As Gartner noted, “Opportunities would be created for firms to invest further in lower-cost parts of Europe, or in areas within their domestic location, where costs may be lower.” Again, this already appears to be happening, with a ZDNet piece pointing out that Romania is providing competition for Poland, the biggest outsourcing destination in Eastern Europe, with its lower wages. Within Romania, companies are looking beyond the capital of Bucharest to lower-cost cities and some are looking instead at alternatives like Ukraine.
Gartner also believes that IT hiring in major Western markets will come predominantly from fast-growing, Asian-headquartered companies through 2015. Western companies still suffering from a tough economy will take a conservative approach to hiring, while Asian companies will be making big investments to increase their geographic reach.

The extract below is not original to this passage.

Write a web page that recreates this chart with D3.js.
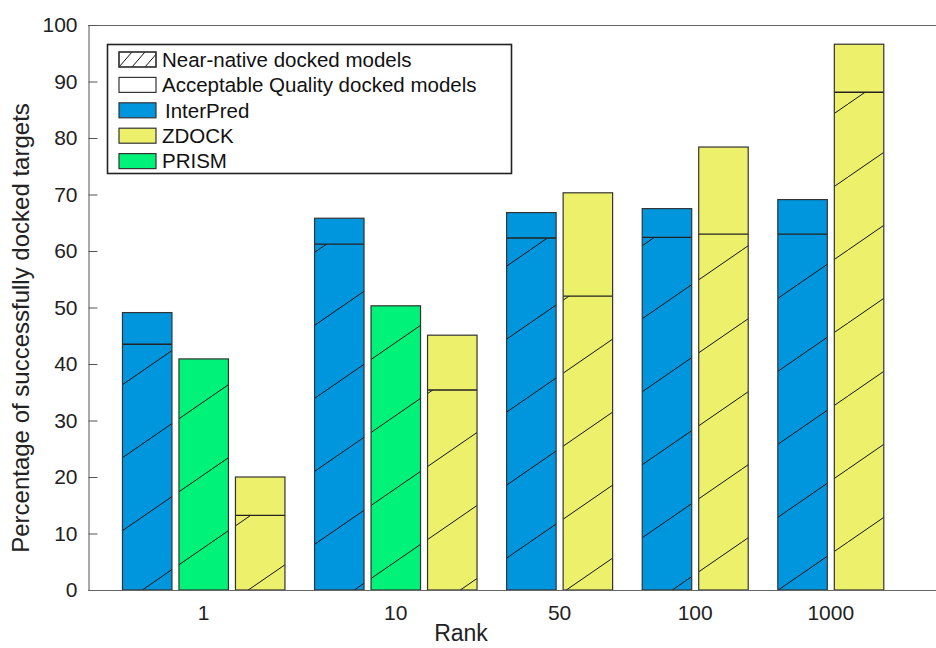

Automation the New Outsourcing?
And, Gartner said, “Exacerbating the disparity between the hiring practices of Western and Asian organizations will be the increased use of industrialized IT solutions, which will further reduce the IT staffing needs of Western firms.”
Could automation become the “new outsourcing?” I’ve been writing for quite some time about the potential for automation to become a more popular cost-savings measure than outsourcing. In late 2011, I cited a Nucleus Research report that found: “Rather than invest in hiring, retaining, and potentially paying the costs of laying off staff, companies are choosing to invest in technology to improve customer service and support, analyze data for better decision making, and generate more productivity from the employees they still have.”
I don’t see this trend going away. But do I think automation will ever replace outsourcing? No, because outsourcing has the ability to help companies transform their business processes in a way that goes far beyond the process improvements automation can provide.
Regardless of whether Gartner’s predictions are completely on target, I think it’s going to be an interesting couple of years ahead.